Faced with a sub-par slate of candidates personifying a host of uninspiring traits, Canada's Conservatives elected Andrew Sheer, the one who personified "safety."
Safety can be an attractive quality when it protects us from danger. In the political world, this includes incompetence, chaos, radicalism, and offensiveness. Yet safety also describes an avoidance of risk, and in doing so numbs instincts for bravery, creativity, and honesty. As Scheer begins his third month as Tory leader, the practical consequences of this disposition is becoming apparent. What was useful in a tight, consensus-based intra-party election is showing its limitations in the arena beyond.
The "safe conservative" is a distinct species. They're certainly quite different from conservatives of the self-loathing, Michael Chong variety (who seem to be everywhere in the Canadian media these days), forever wailing about how the Conservative Party is too right-wing, too Christian, too bigoted, and too nasty. Unlike them, safe conservatives have no desire to point guns towards their own team, since that's not a particularly safe instinct — you don't want to risk alienating any faction of the base, after all. Rather than divide, they seek to focus on issues that "unite us all," as Scheer put it while diplomatically distancing himself from The Rebel (but only once that too, had become the indisputably safe thing to do).
And what unites us all? Certainly not the dreaded "social issues," which have become a watchword for all that frightens delicate suburban Canada away from Conservative politics. Nor anything that whiffs of Trumpism, which is to say, any messaging that could be described as aggressively "populist," or expressing skepticism on the immigration file. And nothing that edges too far in the direction of libertarianism either — that's the kind of philosophical rigidity that gets you branded a heartless ideologue. These things can be tolerated in private in the name of big-tentism, but must not be allowed anywhere near the spotlight.
What's designated for that space is a sort of "common sense" conservatism based around criticizing liberals when they go unambiguously off the rails, and affirming support for right-of-centre beliefs basically everyone shares — taxes should be low, people who break the law should be punished, terrorists deserve nothing but condemnation, and so on.
It's a popular ideology in the sense it's popularly-held, but as a platform for the prime ministership, it suffers from being excessively reactive, especially when emanating from a man like Scheer, who seems non-confrontational by nature (it was not for nothing he coveted the apolitical, mediating job of Speaker). The end result is a leader who's likable and agreeable, but faces steep handicap as a marketable product in an age of lightning-fast political journalism, which most respects the aggressive. A politician who reacts well but is disinclined to extend his own neck will not produce headlines, sharable content, or even much of a public profile (over 60% of Canadians have no opinion on Scheer one way or another, according to a recent Abacus poll). The result is someone who is present in the political conversation, but never leading it — a supporting character, not a star.

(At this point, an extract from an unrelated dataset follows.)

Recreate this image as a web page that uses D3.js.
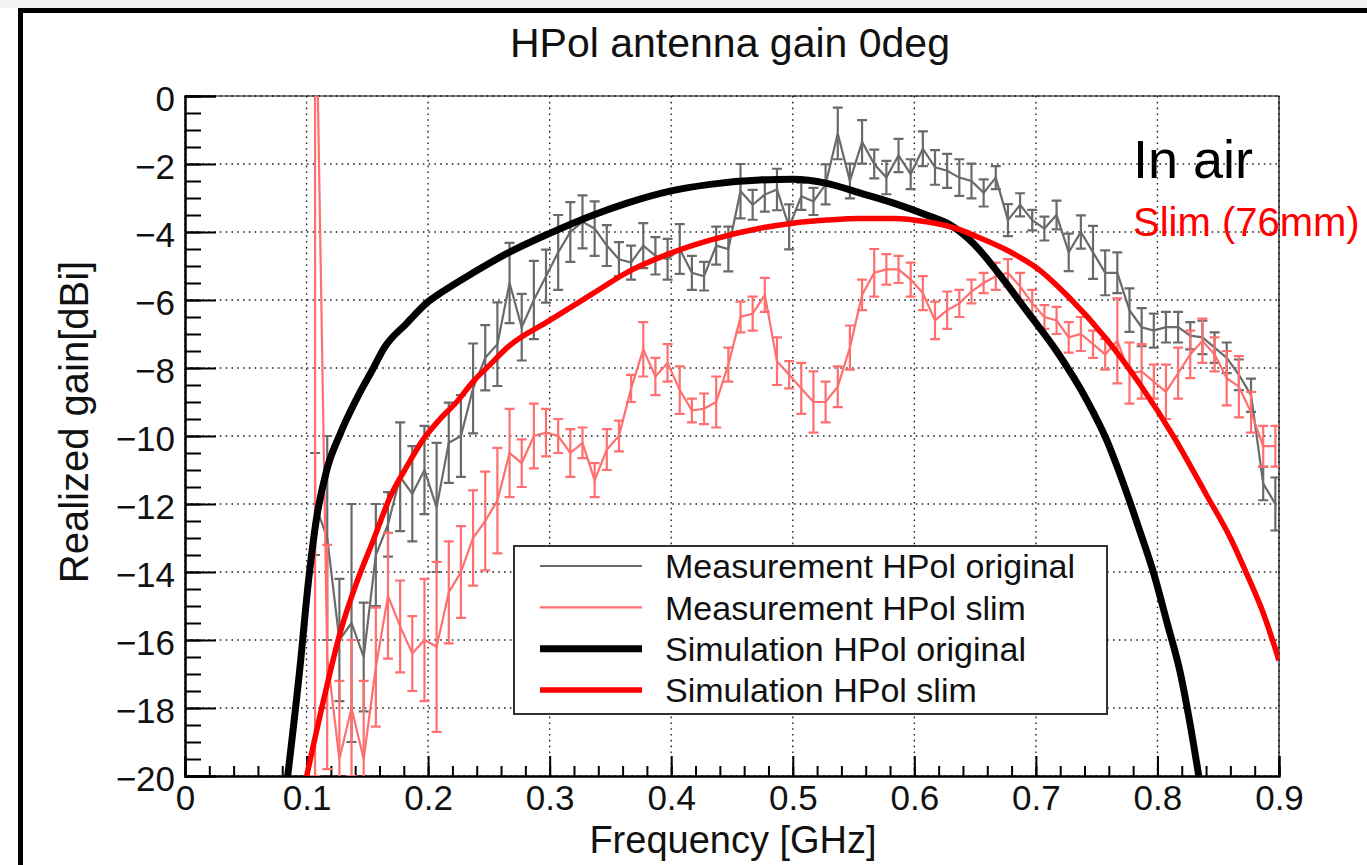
<!DOCTYPE html>
<html><head><meta charset="utf-8">
<script src="https://cdn.jsdelivr.net/npm/d3@7"></script>
<style>
html,body{margin:0;padding:0;background:#fff;}
svg{display:block;}
text{font-family:"Liberation Sans", Arial, Helvetica, sans-serif;}
</style></head><body>
<svg id="chart" width="1367" height="865"></svg>
<script>
// ---------------- data ----------------
const xTicks = [0, 0.1, 0.2, 0.3, 0.4, 0.5, 0.6, 0.7, 0.8, 0.9];
const yTicks = [0, -2, -4, -6, -8, -10, -12, -14, -16, -18, -20];
const seriesNames = ["Measurement HPol original", "Measurement HPol slim", "Simulation HPol original", "Simulation HPol slim"];

const measFreq = [0.107,0.117,0.127,0.137,0.147,0.157,0.167,0.177,0.187,0.197,
  0.207,0.217,0.227,0.237,0.247,0.257,0.267,0.277,0.287,0.297,
  0.307,0.317,0.327,0.337,0.347,0.357,0.367,0.377,0.387,0.397,
  0.407,0.417,0.427,0.437,0.447,0.457,0.467,0.477,0.487,0.497,
  0.507,0.517,0.527,0.537,0.547,0.557,0.567,0.577,0.587,0.597,
  0.607,0.617,0.627,0.637,0.647,0.657,0.667,0.677,0.687,0.697,
  0.707,0.717,0.727,0.737,0.747,0.757,0.767,0.777,0.787,0.797,
  0.807,0.817,0.827,0.837,0.847,0.857,0.867,0.877,0.887,0.897];

const origGain = [-12.0,-13.0,-16.0,-15.5,-16.5,-13.5,-12.6,-11.2,-11.7,-11.0,
  -12.1,-10.2,-10.0,-8.6,-7.7,-7.3,-5.5,-6.8,-6.0,-5.3,
  -4.6,-4.0,-3.7,-3.9,-4.4,-4.8,-4.9,-4.4,-4.7,-4.8,
  -4.5,-5.2,-5.3,-4.4,-4.5,-2.8,-3.2,-2.9,-2.75,-3.85,
  -2.95,-3.1,-2.6,-1.1,-2.5,-1.35,-2.0,-2.4,-1.75,-2.3,
  -1.55,-2.1,-2.2,-2.4,-2.5,-2.85,-2.4,-3.65,-3.2,-3.65,
  -3.9,-3.5,-4.6,-4.0,-4.6,-5.2,-5.2,-6.3,-6.8,-6.9,
  -6.8,-6.8,-7.05,-7.1,-7.4,-7.7,-8.2,-8.8,-11.4,-12.0];
const origErr = [1.5,3.0,1.8,3.5,1.6,1.5,0.95,1.6,1.4,1.3,
  1.9,1.18,1.2,1.32,0.96,1.23,1.18,0.98,1.15,0.78,
  1.1,0.88,0.78,0.8,0.6,0.5,0.5,0.66,0.55,0.6,
  0.73,0.5,0.42,0.56,0.66,0.8,0.44,0.5,0.61,0.66,
  0.4,0.4,0.59,0.76,0.51,0.64,0.42,0.49,0.49,0.44,
  0.51,0.51,0.5,0.54,0.51,0.4,0.34,0.47,0.34,0.3,
  0.35,0.42,0.55,0.49,0.78,0.66,0.6,0.64,0.56,0.5,
  0.45,0.45,0.4,0.49,0.45,0.45,0.45,0.49,0.49,0.78];

const slimGain = [5.0,-16.5,-19.5,-18.0,-19.5,-16.8,-14.7,-15.6,-16.4,-16.0,
  -16.2,-14.6,-14.0,-13.0,-12.5,-11.9,-10.5,-10.8,-10.0,-9.9,
  -10.0,-10.5,-10.2,-11.3,-10.4,-10.0,-8.6,-7.45,-8.25,-7.85,
  -8.65,-9.25,-9.2,-9.0,-7.9,-6.5,-6.4,-5.85,-7.8,-8.2,
  -8.6,-9.0,-9.0,-8.55,-7.4,-5.85,-5.2,-5.1,-5.1,-5.4,
  -5.8,-6.6,-6.3,-6.1,-5.75,-5.5,-5.3,-5.2,-5.6,-6.1,
  -6.5,-6.6,-7.1,-7.0,-7.3,-7.6,-7.2,-8.15,-8.1,-8.4,
  -8.7,-8.15,-7.6,-7.2,-7.6,-8.3,-8.55,-9.3,-10.3,-10.3];
const slimErr = [25,3.3,2.3,2.0,2.3,1.75,1.85,1.35,1.1,1.8,
  2.5,1.5,1.35,1.4,1.45,1.55,1.3,0.7,0.95,0.7,
  0.5,0.7,0.45,0.5,0.6,0.45,0.4,0.8,0.55,0.55,
  0.7,0.35,0.45,0.75,0.5,0.45,0.5,0.5,0.7,0.4,
  0.75,0.9,0.6,0.6,0.65,0.45,0.7,0.45,0.4,0.5,
  0.5,0.55,0.55,0.4,0.35,0.3,0.4,0.4,0.4,0.4,
  0.35,0.4,0.45,0.5,0.4,0.45,1.25,0.9,0.8,0.5,
  0.8,0.75,0.7,0.65,0.5,0.8,0.9,0.6,0.6,0.6];

const simOrigFreq = [0.0845,0.0946,0.1015,0.1083,0.1166,0.1275,0.1413,0.155,0.164,0.182,0.2,0.21,0.237,0.265,0.3,0.336,0.363,0.399,0.432,0.473,0.5,0.528,0.555,0.583,0.61,0.63,0.649,0.67,0.692,0.717,0.742,0.758,0.772,0.786,0.797,0.808,0.819,0.827,0.834];
const simOrigGain = [-20,-16.8,-14.3,-12.4,-11.0,-9.95,-8.9,-8.0,-7.4,-6.7,-6.05,-5.8,-5.2,-4.63,-4.04,-3.5,-3.16,-2.8,-2.6,-2.47,-2.45,-2.57,-2.85,-3.15,-3.5,-3.8,-4.35,-5.25,-6.3,-7.5,-8.95,-10.1,-11.4,-12.85,-14.05,-15.5,-17.0,-18.5,-20];

const simSlimFreq = [0.1001,0.1138,0.1275,0.1413,0.155,0.1687,0.1824,0.196,0.2098,0.2235,0.237,0.251,0.265,0.30,0.336,0.363,0.399,0.432,0.473,0.5,0.528,0.555,0.583,0.61,0.638,0.649,0.676,0.703,0.728,0.758,0.786,0.813,0.8406,0.86,0.874,0.888,0.9];
const simSlimGain = [-20,-17.8,-15.8,-14.3,-13.06,-11.8,-10.9,-10.1,-9.5,-9.0,-8.4,-7.9,-7.4,-6.6,-5.8,-5.2,-4.63,-4.24,-3.89,-3.74,-3.65,-3.6,-3.6,-3.7,-3.94,-4.1,-4.53,-5.12,-5.95,-7.15,-8.5,-10.0,-11.75,-13.0,-14.1,-15.3,-16.6];

// ---------------- layout ----------------
const svg = d3.select("#chart");
const P = {l:185, r:1279, t:96, b:776};
const x = d3.scaleLinear().domain([0, 0.9]).range([P.l, P.r]);
const y = d3.scaleLinear().domain([-20, 0]).range([P.b, P.t]);
const fmtMinus = v => (v < 0 ? "\u2212" + Math.abs(v) : String(v));

// background / outer frame
svg.append("rect").attr("x",0).attr("y",0).attr("width",1367).attr("height",8).attr("fill","#f3f3f3");
svg.append("path").attr("d","M20.5,1000 L20.5,10.5 L1400,10.5").attr("fill","none").attr("stroke","#000").attr("stroke-width",5);

const defs = svg.append("defs");
defs.append("clipPath").attr("id","plotclip").append("rect")
  .attr("x",P.l).attr("y",P.t).attr("width",P.r-P.l).attr("height",P.b-P.t);

// grid
const grid = svg.append("g").attr("stroke","#222").attr("stroke-width",1.4).attr("stroke-dasharray","1.6,4.2");
grid.selectAll("line.gx").data(xTicks).join("line")
  .attr("x1",d=>x(d)).attr("x2",d=>x(d)).attr("y1",P.t).attr("y2",P.b);
grid.selectAll("line.gy").data(yTicks).join("line")
  .attr("x1",P.l).attr("x2",P.r).attr("y1",d=>y(d)).attr("y2",d=>y(d));

// frame top/right
svg.append("path").attr("d",`M${P.l},${P.t} H${P.r} V${P.b}`).attr("fill","none").attr("stroke","#000").attr("stroke-width",1.2);

// axes
const xMinor = d3.range(0, 0.9001, 0.02);
const yMinor = d3.range(-20, 0.001, 0.5);
const gxMinor = svg.append("g").attr("transform",`translate(0,${P.b})`)
  .call(d3.axisBottom(x).tickValues(xMinor).tickSize(-10).tickFormat(""));
const gx = svg.append("g").attr("transform",`translate(0,${P.b})`)
  .call(d3.axisBottom(x).tickValues(xTicks).tickSize(-20).tickPadding(8).tickFormat(d => d === 0 ? "0" : d3.format(".1f")(d)));
const gyMinor = svg.append("g").attr("transform",`translate(${P.l},0)`)
  .call(d3.axisLeft(y).tickValues(yMinor).tickSize(-16).tickFormat(""));
const gy = svg.append("g").attr("transform",`translate(${P.l},0)`)
  .call(d3.axisLeft(y).tickValues(yTicks).tickSize(-31).tickPadding(10).tickFormat(fmtMinus));
[gxMinor,gx,gyMinor,gy].forEach(g=>{
  g.selectAll(".domain").attr("stroke","#000").attr("stroke-width",2);
  g.selectAll(".tick line").attr("stroke","#000").attr("stroke-width",2);
});
gx.selectAll(".tick text").attr("font-size",35).attr("fill","#111").attr("font-family","Liberation Sans, Arial, sans-serif").attr("dy","0.74em");
gy.selectAll(".tick text").attr("font-size",35).attr("fill","#111").attr("font-family","Liberation Sans, Arial, sans-serif").attr("dy","0.42em");

// series
const plot = svg.append("g").attr("clip-path","url(#plotclip)");
function meas(vals, errs, color){
  const pts = measFreq.map((f,i)=>({f, v:vals[i], e:errs[i]}));
  const g = plot.append("g").attr("stroke",color).attr("stroke-width",2.2).attr("fill","none");
  g.append("path").attr("d", d3.line().x(d=>x(d.f)).y(d=>y(d.v))(pts));
  g.selectAll("path.eb").data(pts).join("path").attr("class","eb")
    .attr("d", d => {
      const cx = x(d.f), y1 = y(d.v + d.e), y2 = y(d.v - d.e);
      return `M${cx},${y1} V${y2} M${cx-5},${y1} H${cx+5} M${cx-5},${y2} H${cx+5}`;
    });
}
meas(origGain, origErr, "#6a6a6a");
meas(slimGain, slimErr, "#ff6f6f");

const simLine = d3.line().x(d=>x(d[0])).y(d=>y(d[1])).curve(d3.curveMonotoneX);
plot.append("path").attr("d", simLine(simOrigFreq.map((f,i)=>[f, simOrigGain[i]])))
  .attr("fill","none").attr("stroke","#000").attr("stroke-width",7);
plot.append("path").attr("d", simLine(simSlimFreq.map((f,i)=>[f, simSlimGain[i]])))
  .attr("fill","none").attr("stroke","#ff0000").attr("stroke-width",5.5);

// titles
svg.append("text").attr("x",730).attr("y",57).attr("text-anchor","middle").attr("font-size",41).attr("fill","#111").text("HPol antenna gain 0deg");
svg.append("text").attr("x",733).attr("y",853).attr("text-anchor","middle").attr("font-size",38).attr("fill","#111").text("Frequency [GHz]");
svg.append("text").attr("transform","translate(88,422) rotate(-90)").attr("text-anchor","middle").attr("font-size",40).attr("fill","#111").text("Realized gain[dBi]");

// annotations
svg.append("text").attr("x",1133).attr("y",178).attr("font-family","Lato, 'Open Sans', sans-serif").attr("font-size",54).attr("fill","#000").text("In air");
svg.append("text").attr("x",1133).attr("y",236).attr("font-family","Lato, 'Open Sans', sans-serif").attr("font-size",40).attr("fill","#ff0000").text("Slim (76mm)");

// legend
const lg = svg.append("g");
lg.append("rect").attr("x",514).attr("y",546).attr("width",593).attr("height",168).attr("fill","#fff").attr("stroke","#333").attr("stroke-width",2);
const legStyles = [["#6a6a6a",2.2],["#ff6f6f",2.2],["#000",7],["#ff0000",5.5]];
const rowY = d3.scaleLinear().domain([0,3]).range([566,690]);
seriesNames.forEach((name,i)=>{
  lg.append("line").attr("x1",540).attr("x2",642).attr("y1",rowY(i)).attr("y2",rowY(i))
    .attr("stroke",legStyles[i][0]).attr("stroke-width",legStyles[i][1]);
  lg.append("text").attr("x",665).attr("y",rowY(i)).attr("dy","0.36em").attr("font-size",34).attr("fill","#111").text(name);
});
</script>
</body></html>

Or, as Warren Kinsella more savagely put it, a leader who "exists in some sort of political limbo, neither here nor there."
It would be unfair to completely write Scheer off this early, of course. We do not know what issues will dominate the Canadian political conversation by 2019, and certainly the massive backlash to the Trudeau government's proposed tax grab on small business owners should give pause to anyone inclined to dismiss the power of "boring" stuff like tax policy. A charismatic, far-left leader for the NDP could split the vote in a way that lifts Conservative fortunes by default.
Yet when I talk to other conservatives, plenty feel the party is squandering a moment. Many on the right feel uniquely energized right now, encouraged by the example of Donald Trump, if not necessarily the man himself. Public intellectuals like Jordan Peterson, Gad Saad, and Ben Shapiro have proven supposedly incontestable left-wing arguments are much more fragile than they appear, and can be defeated decisively, so long as effort is exerted. The distain felt for Justin Trudeau, a man who so thoroughly personifies the haughty "present year" arrogance of the modern left mirrors the feelings his father sired in a previous generation of Canadian conservatives, many of whom utilized their outrage to write great books, found important activist groups, and launch successful, consequential political careers.
In such a context, Scheer's desire to be the safe man seems dramatically at odds with the fiery movement he's been summoned to politically embody — a fact which his party almost certainly has to know, given their outrage-a-day social media strategy aggressively panders to a style of angry conservative populism so obviously different from what the genteel Scheer actually offers. This, as many on the left have so gleefully observed, is the root of the Tories' "Rebel problem," whereby botched attempts to play both sides has made an incoherent mess of the career of Chris Alexander and others.
In a leader-centric system such as ours, Andrew Scheer's political instincts are the most important variable determining the near-future fate of the Canadian right. If we accept the premise that these instincts are broadly wired in the wrong way, then the greatest test of his leadership going forward may prove his ability to follow.